Predators, Dreams, and Extinctions
I remember well the first excavations at the fossil site of Batallones-1, over a quarter of a century ago. After some teeth of the saber-tooth cat Promegantereon appeared at the site it seemed likely that, for the first time ever, a complete skull of the mysterious animal could be found. Back then, that possibility excited me so much that one night I even dreamed that we had discovered such a fossil and that I held the skull admiringly in my hands, as we drove to take it to the Madrid museum…
Reality fulfilled my dream and surpassed it by far. Today, we have so many complete skulls of Promegantereon from Batallones that they won’t fit on a large laboratory table. The sample of fossils from this site complex not only has provided complete skeletons of species that previously were known only from a few scraps, but it has yielded the remains of several species completely new to science. Dozens of academic papers and several Phd dissertations derived from the study of the sites have largely rewritten the history of the evolution of carnivorans and saber-tooth cats in particular.
These days there is a large exhibition celebrating the scientific success of the Batallones excavations. Some of the most amazing fossils that you can imagine are shown together in the hall of the Museo Arqueológico Regional de Madrid, in Alcalá de Henares.

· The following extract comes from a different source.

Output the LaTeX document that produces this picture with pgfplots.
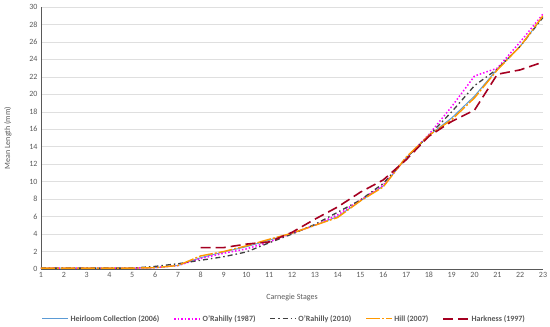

I have had the privilege to create a large series of illustrations updating the way we see the animals and environments of Madrid province some 9 million years ago.
In a way, this exhibition is another dream come true. My favorite beasts, the saber-tooth cats, have achieved center stage together with an amazing array of fossil carnivorans and other vertebrates. I am thrilled to think that many children will be exposed to the wonders of paleontology, as I was almost half a century ago when my imagination was set aflame by seeing a reconstruction of saber-tooth cats in their world painted by master paleo-artist Rudolph Zallinger.
But fossils are only half the story here. The fascination of saber-tooths derives from their combination of the strange and the familiar. Monstrous as they may appear to some, they were, after all, big cats. So, it is the modern big cats that have, so to speak, provided the flesh with which I have dressed the dry skeletons of their extinct relatives. As a child I dreamed of studying the fossils of saber-tooths but also of watching the big cats in the wild and learning about them first-hand. Those are dreams that I have fulfilled, and I am happy that I had the choice to pursue them. The fossils were there in the museums and in the sediments, and the living predators were there out in the wild. I could have settled to just learning about them through the pages of books (and later, computer screens), but I had the chance to go out and experience the real thing. But now I am worried about the options available to the children that will visit this exhibition.
I don’t know what are the chances that children now in school will be eventually able to pursue a career in paleontology (in Spain the prospect is already grim today), but their chances of seeing large carnivores in the wild a few years from now are deteriorating fast. To think that the last generation to enjoy the privileges we had regarding the observation of wildlife may be already alive is a sad but possible perspective. To experience an environment where big predators still rule is to renew our connection with the kind of world we are evolutionarily “designed” to live in, and to lose that connection is to enter an era of madness, a time of vicarious fulfillment of frustrated needs. And yet now we face a new variety of cynicism among some scientists, who claim that there is no point in lamenting extinctions because they have been happening for many millions of years and people eventually get used to everything, so after a while lost species will no longer be missed. A philosophy that contemplates without a tremor to deprive the next generations of the experiences that have enriched our own lives is the most depressing consequence of a world view that sees human life as little more than a balance between ingestion and excretion. Such views reveal the impoverished sensibilities of those scientists -or their will to downplay losses as a way to skip the fight to prevent them.
Now as you look to the assembly of magnificent carnivorans from the Miocene of Batallones, just imagine your grandchildren facing a similar illustration, but showing the lion, leopard, wolf, lynx, polar bear… by then completely extinct in the wild. Imagine the desolation of knowing that there is nowhere in the world where lions or tigers reign as sabertooths reigned in the distant past. Today those places still exist but if one day they disappear it will be, at least in part, because of our own idleness. Just by having a clear opinion and making it heard, or through our vote, we can make a difference. But trying to convince ourselves that extinction doesn´t matter is perhaps the ultimate sign of cowardice, and thinking that future generations will not be aware enough of their loss to reproach us is the farthest thing from a consolation. We need the fossils in the museums and the living predators out in the wild. Each thing in its place!